Kedua: bahwa pengaturan dibidang kesehatan, merupakan terjemahan dari kebutuhan untuk semakin memberikan akses yang luas bagi publik, guna mendapatkan pelayanan kesehatan.
Setidaknya dalam dua hal krusial tersebut, parapihak telah membangun landasan kesepahaman. Problemnya adalah, terdapat sudut pandang yang masih berlawanan.
Disini letak penting pembentukan resolusi bersama dengan komitmen bahwa, (i) semua pihak terlibat harus berada dalam relasi yang seimbang dan setara, (ii) menciptakan kerangka saling menguntungkan, mengakomodasi seluruh kepentingan.
Agenda Publik
Perlu penjelasan yang rinci, dalam menerangkan persoalan kepentingan publik. Pihak mana yang disebut sebagai publik? Serta siapa yang hendak diajukan sebagai indikator utama dalam tujuan penyusunan peraturan.

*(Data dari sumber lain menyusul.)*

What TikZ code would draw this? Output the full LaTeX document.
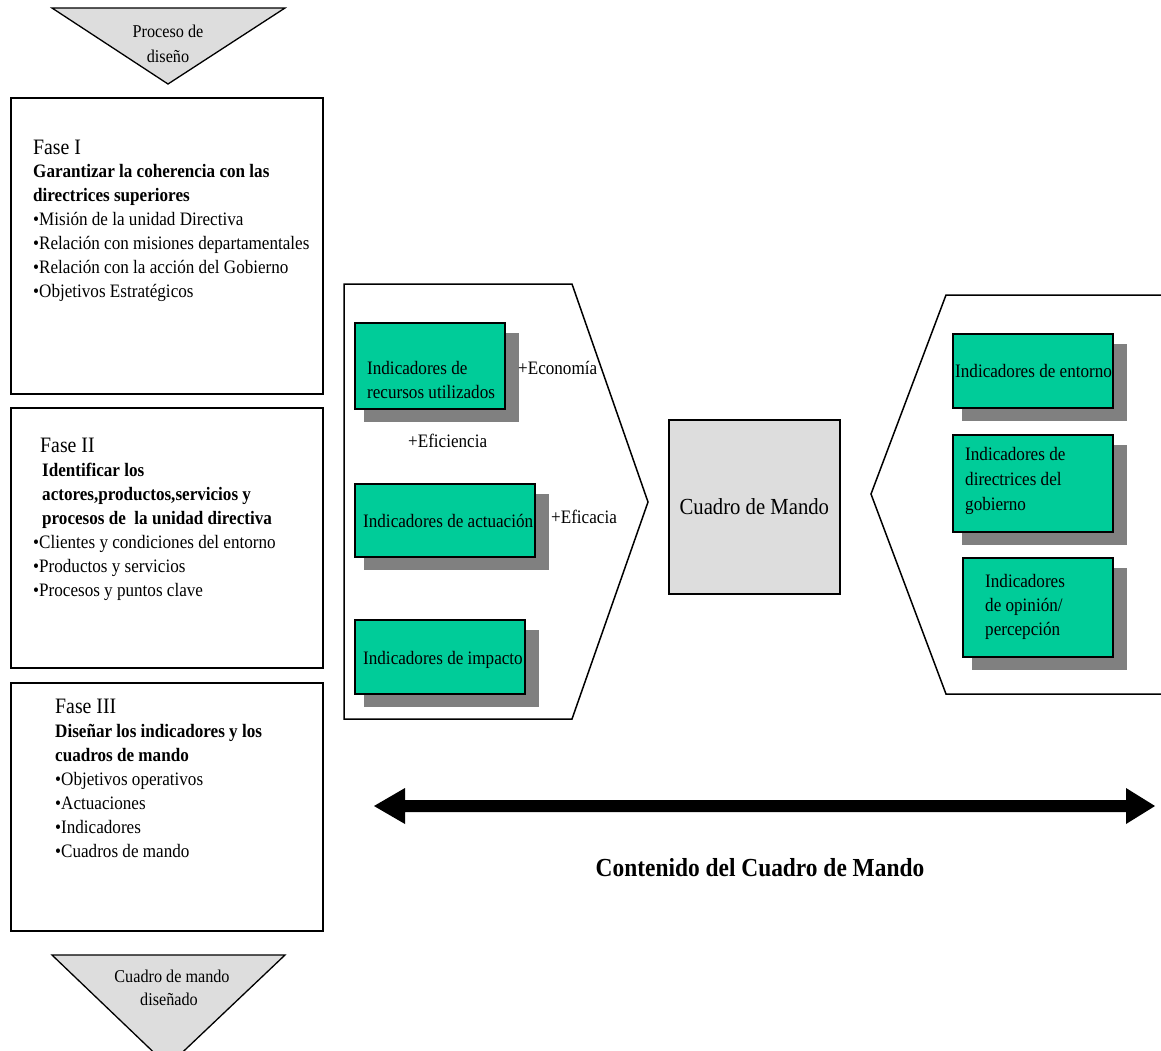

Kesehatan memang barang publik, dan untuk itu bersifat komprehensif. Dalam hal tersebut publik jelas meliputi, (i) penerima layanan kesehatan, dan (ii) pemberi pelayanan. Karenanya, kedua sisi perlu didengarkan.
Bila organisasi profesi kesehatan sebagai dari pemberi layanan tidak merasa dilibatkan, serta kelompok masyarakat sipil menyebut minim partisipasi dengan berbagai catatan, sudah barang tentu perlu pengkajian ulang, apakah memang rancangan perangkat aturan ini menjawab kebutuhan publik.
Kita tentu berharap tidak ada agenda lain yang ditumpangkan bersama pembentukan regulasi baru, meski hal itu bisa sangat mungkin terjadi, bila diindaksikan melalui, (i) kilatnya waktu pembahasan (ii) minimnya keterlibatan parapihak terkait, dan (iii) penyederhanaan atas kompleksitas persoalan. Semoga tidak demikian.
Lantas seperti apa konstruksi RUU Kesehatan yang mampu dipersetujui semua pihak? Jika mengakomodasi, (i) peningkatan kuantitas dan kualitas akses kesehatan publik, (ii) membentuk sistem kesehatan nasional, ditopang dengan politik anggaran yang memadai, 10% mandatory spending, (iii) memenuhi mekanisme perlindungan hukum bagi pemberi layanan, baik tenaga maupun institusi medis, (iv) terdapat ruang tumbuh bagi profesi kesehatan melalui kelembagaan organisasinya.
Tidak mudah, tetapi bukan tidak mungkin. RUU Kesehatan yang menjadi "milik bersama" hanya akan menjadi sebuah realitas manakala isu-isu kesehatan tidak ditempatkan sebagai agenda sekunder. Sesuatu yang sangat mungkin tenggelam diantara hingar-bingar kepentingan kontestasi politik nasional. Untuk itu, rasanya kita masih harus terus berharap.